A Winding Tale of Influence
When people asked me, in my former life when I sold books for a living, to recommend something to read, I had two lists in my head. The first were the sure sales, the easy ones. Neil Gaiman, if the customer showed even a slight inclination toward magic, otherwise Stephen King, Elizabeth George, and Karen Slaughter. You get the idea. The second list was for people that came back to see me. It was my list of authors that changed my life.
Top of that list was Charles DeLint. I came to him in the late 1980’s with his first collection of short stories Dreams Underfoot.
Traditional fantasy settings, knights, castles; these were what I had grown up with. But DeLint’s magic of a dark city alley was new to me. The stories in Dreams Underfoot are set in the mythical modern city of Newford and include many references to fairy tale and myth. He mixed real life and magic seamlessly. One of the most beautiful of these is “The Moon Is Drowning While I Sleep” which is about a woman who travels from her normal life into the dream world in search of her mother. Another story, “In the House of My Enemy” is about the effects of child abuse and the beginnings of healing from it. It does what the best of genre writing is supposed to do; uses magic to talk about what we cannot talk about.

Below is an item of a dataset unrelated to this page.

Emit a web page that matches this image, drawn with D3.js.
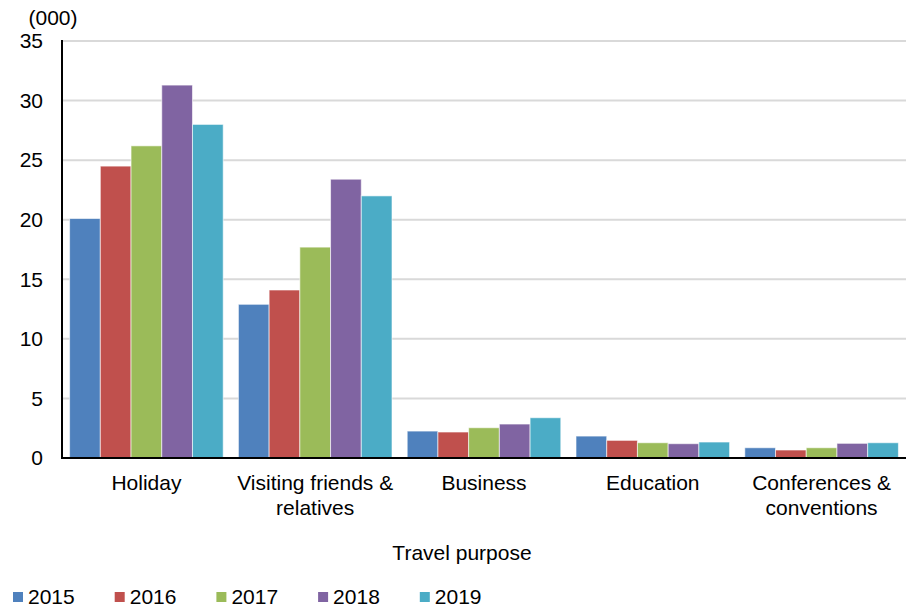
<!DOCTYPE html>
<html><head><meta charset="utf-8">
<script src="https://cdn.jsdelivr.net/npm/d3@7"></script>
<style>
body{margin:0;background:#fff;}
text{font-family:"Liberation Sans",Arial,sans-serif;fill:#000;}
</style></head>
<body><svg id="c" width="912" height="607"></svg>
<script>
const categories = [["Holiday"],["Visiting friends &","relatives"],["Business"],["Education"],["Conferences &","conventions"]];
const years = ["2015","2016","2017","2018","2019"];
const v2015 = [20.1, 12.9, 2.26, 1.84, 0.86];
const v2016 = [24.5, 14.1, 2.18, 1.48, 0.67];
const v2017 = [26.2, 17.7, 2.54, 1.28, 0.86];
const v2018 = [31.3, 23.4, 2.85, 1.20, 1.23];
const v2019 = [28.0, 22.0, 3.38, 1.34, 1.28];
const yTicks = [0,5,10,15,20,25,30,35];
const colors = ["#4F81BD","#C0504D","#9BBB59","#8064A2","#4BACC6"];
const series = [v2015,v2016,v2017,v2018,v2019];

const svg = d3.select("#c");
const L=62, R=906, T=41, B=458;
const catKeys = categories.map(c=>c.join(" "));
const x0 = d3.scaleBand().domain(catKeys).range([L,R]).paddingInner(0).paddingOuter(0);
const x1 = d3.scaleBand().domain(years).range([7.6, x0.bandwidth()-7.6]).padding(0);
const y = d3.scaleLinear().domain([0,35]).range([B,T]);
const FS = 21;

// gridlines
svg.append("g").selectAll("line").data(yTicks.filter(d=>d>0)).join("line")
  .attr("x1",L).attr("x2",R).attr("y1",d=>y(d)).attr("y2",d=>y(d))
  .attr("stroke","#d9d9d9").attr("stroke-width",2);

// y axis
const yAxis = d3.axisLeft(y).tickValues(yTicks).tickSize(0).tickPadding(19);
const gy = svg.append("g").attr("transform",`translate(${L},0)`).call(yAxis);
gy.select(".domain").remove();
gy.selectAll("text").style("font-size",FS+"px").attr("font-family","Liberation Sans, Arial, sans-serif").attr("fill","#000");

// bars
const groups = svg.append("g").selectAll("g").data(catKeys).join("g")
  .attr("transform",d=>`translate(${x0(d)},0)`);
groups.selectAll("rect").data((d,i)=>series.map((s,j)=>({yr:years[j],v:s[i],c:colors[j]}))).join("rect")
  .attr("x",d=>x1(d.yr)).attr("width",x1.bandwidth())
  .attr("y",d=>y(d.v)).attr("height",d=>B-y(d.v))
  .attr("fill",d=>d.c).attr("stroke","#ffffff").attr("stroke-opacity",0.6).attr("stroke-width",1);

// axis lines
svg.append("line").attr("x1",L).attr("x2",L).attr("y1",T-1).attr("y2",B+1).attr("stroke","#000").attr("stroke-width",2);
const xAxis = d3.axisBottom(x0).tickSize(0).tickFormat("");
const gx = svg.append("g").attr("transform",`translate(0,${B})`).call(xAxis);
gx.select(".domain").attr("stroke","#000").attr("stroke-width",2).attr("d",`M${L},0H${R}`);

// category labels
categories.forEach((lines,i)=>{
  const cx = x0(catKeys[i]) + x0.bandwidth()/2;
  const t = svg.append("text").attr("text-anchor","middle").style("font-size",FS+"px");
  lines.forEach((ln,k)=>t.append("tspan").attr("x",cx).attr("y",490+k*25).text(ln));
});

// axis titles
svg.append("text").attr("x",53).attr("y",25).attr("text-anchor","middle").style("font-size",FS+"px").text("(000)");
svg.append("text").attr("x",462).attr("y",560).attr("text-anchor","middle").style("font-size",FS+"px").text("Travel purpose");

// legend
const leg = svg.append("g").selectAll("g").data(years).join("g")
  .attr("transform",(d,i)=>`translate(${13+i*101.7},0)`);
leg.append("rect").attr("x",0).attr("y",592).attr("width",10).attr("height",10).attr("fill",(d,i)=>colors[i]);
leg.append("text").attr("x",15).attr("y",604).style("font-size",FS+"px").text(d=>d);
</script></body></html>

When asked why he chose to explore these themes, he gave the perfect answer which I have never forgotten. He said that he wrote about them because they still happen.
Simple, and so obvious. When I was confronted about writing “dark” stories, I used to feel guilty. My stomach would drop. I didn’t have an answer, and I was afraid that it was because there was something wrong with me. His answer changed my life, nearly as much as his stories.
Charles DeLint was also the first of my writing idols that I met. I wanted to tell him that he inspired me and gave me courage to write about the scary, important things. Of course, what was in my head stayed there. I stammered “thank you” as he signed my book and then I ran back to my hotel room.
But later that night, when my roommate decided it was a normal thing to crash at ten pm (Saturday at a scifi convention!), I slipped out with my notebook and diet coke and went to the lobby.
Our hotel was swank with a fancy fountain and a channel of river running through the floor complete with koi begging for popcorn. I sat in one of the cushy chairs and began to scribble on my story. Somehow the koi got in there. Eventually, I looked up from my page, in the wee hours, and saw another bleary-eyed writer sitting across the lobby. Charles DeLint, I realized, and my heart stopped.
He didn’t look up and I couldn’t disturb him. But I know that some of the magic of his pen leaked out into the air and settled into my story.